BY: SUSAN JOHNES
Although April 25th marks 15 years since the death of one of R&B’s biggest characters, her legacy still lives on through the people she knew and the many more souls that grew up with her music. The outspoken heroine from the R&B group, TLC died in 2002, aged 30, during a trip to Honduras.
She was driving to Sambo Creek with her band. Unfortunately, Lisa lost control of her Jeep, and it rolled off the highway.
Thousands of fans attended her funeral in Georgia including famous celebrities such as Alicia Keys, Usher, and Missy Elliott.
After Lisa’s death, T-Boz and Chilli announced that they would finish the fourth album which they had already begun recording. They vowed never replace Lisa with another third member.

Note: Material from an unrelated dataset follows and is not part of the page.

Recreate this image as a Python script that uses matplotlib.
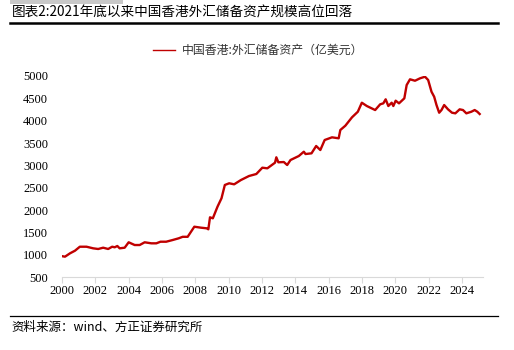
import matplotlib
matplotlib.use("Agg")
import matplotlib.pyplot as plt
from matplotlib.lines import Line2D

plt.rcParams['font.family'] = ['Noto Sans CJK SC', 'DejaVu Sans']

title = "图表2:2021年底以来中国香港外汇储备资产规模高位回落"
legend_label = "中国香港:外汇储备资产（亿美元）"
source = "资料来源：wind、方正证券研究所"

years = [1999.94, 2000.18, 2000.48, 2000.78, 2001.07, 2001.47, 2001.87, 2002.17, 2002.47,
         2002.77, 2003.01, 2003.16, 2003.32, 2003.46, 2003.76, 2004.0, 2004.36, 2004.66,
         2004.96, 2005.36, 2005.66, 2005.91, 2006.25, 2006.64, 2007.0, 2007.24, 2007.54,
         2007.94, 2008.34, 2008.68, 2008.78, 2008.88, 2009.05, 2009.33, 2009.57, 2009.77,
         2010.03, 2010.33, 2010.73, 2011.22, 2011.66, 2012.02, 2012.32, 2012.78, 2012.86,
         2012.98, 2013.31, 2013.51, 2013.71, 2014.21, 2014.51, 2014.61, 2014.97, 2015.25,
         2015.5, 2015.76, 2016.2, 2016.6, 2016.7, 2017.0, 2017.4, 2017.75, 2017.99, 2018.29,
         2018.79, 2019.09, 2019.28, 2019.42, 2019.58, 2019.78, 2019.88, 2020.02, 2020.22,
         2020.54, 2020.68, 2020.88, 2021.18, 2021.48, 2021.78, 2021.97, 2022.17, 2022.33,
         2022.47, 2022.63, 2022.77, 2022.93, 2023.16, 2023.4, 2023.6, 2023.86, 2024.06,
         2024.26, 2024.56, 2024.76, 2024.92, 2025.06]
values = [970, 955, 1030, 1089, 1178, 1178, 1142, 1127, 1156,
          1127, 1178, 1165, 1194, 1142, 1156, 1277, 1216, 1216,
          1277, 1254, 1254, 1290, 1290, 1328, 1366, 1400, 1400,
          1626, 1604, 1590, 1568, 1836, 1814, 2074, 2262, 2560,
          2598, 2575, 2670, 2761, 2806, 2947, 2933, 3059, 3180,
          3068, 3074, 3007, 3119, 3209, 3305, 3253, 3269, 3433,
          3343, 3567, 3627, 3605, 3791, 3887, 4075, 4200, 4402, 4328,
          4238, 4366, 4388, 4478, 4328, 4402, 4328, 4447, 4388,
          4500, 4798, 4926, 4894, 4948, 4984, 4910, 4648, 4536,
          4350, 4178, 4238, 4350, 4254, 4178, 4164, 4254, 4238,
          4164, 4200, 4238, 4200, 4149]

xticks = [2000, 2002, 2004, 2006, 2008, 2010, 2012, 2014, 2016, 2018, 2020, 2022, 2024]
yticks = [500, 1000, 1500, 2000, 2500, 3000, 3500, 4000, 4500, 5000]

W, H = 514, 350
fig = plt.figure(figsize=(W / 100, H / 100), dpi=100)

ax = fig.add_axes([62 / W, 1 - 277 / H, (483 - 62) / W, (277 - 76) / H])
line_color = '#C00000'
ax.plot(years, values, color=line_color, lw=1.7)
ax.set_xlim(2000, 2025.26)
ax.set_ylim(500, 5000)
ax.set_xticks(xticks)
ax.set_yticks(yticks)
ax.set_xticklabels([str(x) for x in xticks], family='Liberation Serif', fontsize=9)
ax.set_yticklabels([str(y) for y in yticks], family='Liberation Serif', fontsize=9)
for s in ['top', 'right', 'left']:
    ax.spines[s].set_visible(False)
ax.spines['bottom'].set_color('#d9d9d9')
ax.tick_params(axis='y', length=0, pad=10)
ax.tick_params(axis='x', length=4, color='#d9d9d9', pad=2)

# title decoration
fig.patches.append(plt.Rectangle((10 / W, 1 - 4 / H), 113 / W, 4 / H, transform=fig.transFigure,
                                 color='#c8c8c8', lw=0))
fig.text(12 / W, 1 - 13 / H, title, fontsize=9.8, va='center', ha='left', color='#000000')
fig.add_artist(Line2D([10 / W, 498 / W], [1 - 22.5 / H, 1 - 22.5 / H], color='black', lw=1.8,
                      transform=fig.transFigure))

# legend
fig.add_artist(Line2D([153 / W, 175 / W], [1 - 50 / H, 1 - 50 / H], color=line_color, lw=1.0,
                      transform=fig.transFigure))
fig.text(182 / W, 1 - 50 / H, legend_label, fontsize=8.6, va='center', ha='left', color='#333333')

# bottom rule and source
fig.add_artist(Line2D([10 / W, 498 / W], [1 - 315.5 / H, 1 - 315.5 / H], color='black', lw=0.9,
                      transform=fig.transFigure))
fig.text(11 / W, 1 - 327 / H, source, fontsize=9, va='center', ha='left', style='italic',
         color='#000000')

fig.savefig('out.png', dpi=100)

Lisa was best known for being the third member of the TLC group TLC which consisted of Tionne “T-Boz,” Watkins, and Rozonda “Chilli” Thomas. She wrote many rap verses for several R&B/Hip-Hop songs which provided a rap hook to the TLC songs.
Lisa’s fans regard her as the foundation of TLC who jacked the pop charts with a blend of soul and rap that preached safe sex and self-reliance.
TLC has remained the most successful girl group in history after selling more than 21 million copies of their three albums including the “1994’s CrazySexyCool” and “1999’s Fanmail.”
Lisa was more than a rapper. She had co-written songs such as “Waterfalls” and “Ain’t 2 Proud 2 Beg” which occasionally drew the storyboards for their award-winning videos.
TLC was one of the few R&B groups to build a strong identity out of its initial success and successive record. In particular, the Crazy Sexy Cool album had more than 11 million sales, and Fanmail had 6 million sales, both of which won two Grammys.
Furthermore, TLC helped to set the standard for contemporary R&B. It received accreditation for paving the way for groups like Destiny’s Child, due to their image of portraying an independent woman.
Lisa’s life was drastically cut short when she had just begun exposing her unique talent. She used to speak honestly with perspective and humor about her life.
Her background traces back to May 27th, 1971, in the Logan section of North Philadelphia. She was the first daughter of Ron, an Army staff sergeant, and Wanda, a seamstress.
Lisa had an unusual childhood. Her father, who was an amateur musician, held to a high standard of achievement. In 1990, she moved to Atlanta, and within a year, she had joined TLC.